知事の不承認に対し沖縄防衛局は、行政法研究者の目からは国民の権利・利益の救済が本来の目的のはずの行政不服審査法を濫用し、公有水面埋立法を所管する国交相に審査請求し、国交相は知事の不承認を取り消す裁決を行いました。辺野古新基地建設を推進する政府機関の沖縄防衛局が、埋立工事は国民一般と同じ立場で行っていると称して(「私人になりすまし」て)、同じ政府の国交相が「身内」審査で知事の不承認を取り消すという、前代未聞のやり方で何の道理もありません。

岸田政権は、上告審の判断がこれからあるにもかかわらず、早々に大浦湾での埋立工事の準備をしています。しかし、今後も、難しい地盤改良工事のため設計変更承認の申請が出てくるだろうと、代執行の裁判をした裁判所自身が認めています。そのたびに、同じことの繰り返しが予想されるので、国は沖縄県と協議をしなさいと言っています。裁判所も大浦湾での埋立工事がかなり難しいことを認めているわけです。それならば、裁判所は「そんな無理な工事はやめなさい。代執行で強行するのではなく、沖縄県と協議をしなさい」というべきです。ともあれ辺野古新基地建設を阻止するためのたたかいは続きます。

■今回の沖縄の代執行が、他の自治体にどのような影響を及ぼすと考えられますか

今回の代執行は、民意に基づく都道府県の自治的判断を政府の思うままに覆す先例をつくるもので、沖縄県だけの問題ではありません。今、海上自衛隊基地や一般の港湾の米軍との共同使用が進められようとしています。そのための新たな埋立工事が必要となった場合に、反対しても無駄だと自治体に思わせることにならないかと懸念しています。

また、法定受託事務になっている産業廃棄物や感染症対策等について、民意を踏まえた知事の判断に対しても、国の方針が代執行で強行される可能性が出てきます。沖縄の問題は、決して他人事ではありません。

さらに私が心配しているのが、首相の諮問機関である地方制度調査会の答申を受けて、政府が、1月26日から始まった通常国会に地方自治法の改正案を出そうとしていることです。大規模災害や感染症危機などの非常事態であれば、個別法に規定がなくても国が自治体に必要な指示ができるというものです。これは、自民党の憲法改正案の緊急事態条項を先取りするもので、私は、憲法改悪の露払いの役割を担っている非常に危険なものだと思います。全国知事会からも懸念が出されています。

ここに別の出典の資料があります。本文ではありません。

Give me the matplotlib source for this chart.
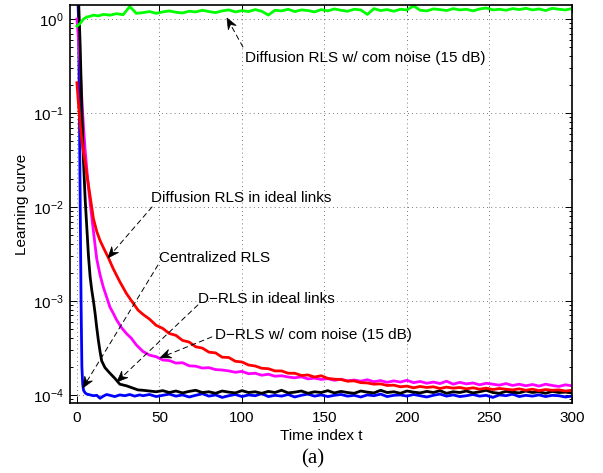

■自治体職員、労働組合への要望についてお話しください

能登半島地震では、多くの方々が被災しました。今、自治体の職員が、救助・復旧のため昼夜の区別なく懸命に奮闘されていると思います。災害のなかで住民を助け、地域を守っていくためには、日常業務のなかで住民に寄り添い、住民との絆や信頼関係をつくることが大事だと思います。そのためには、住民とともに地域を守れる職員を、自治体はもっと採用しなければならない。さらに、職員が働きやすい職場環境や労働条件の改善が必要です。

労働者としての要求と、住民に対する自治体の役割・責任とを結びつけた運動を展開している自治労連の活動に大いに期待しています。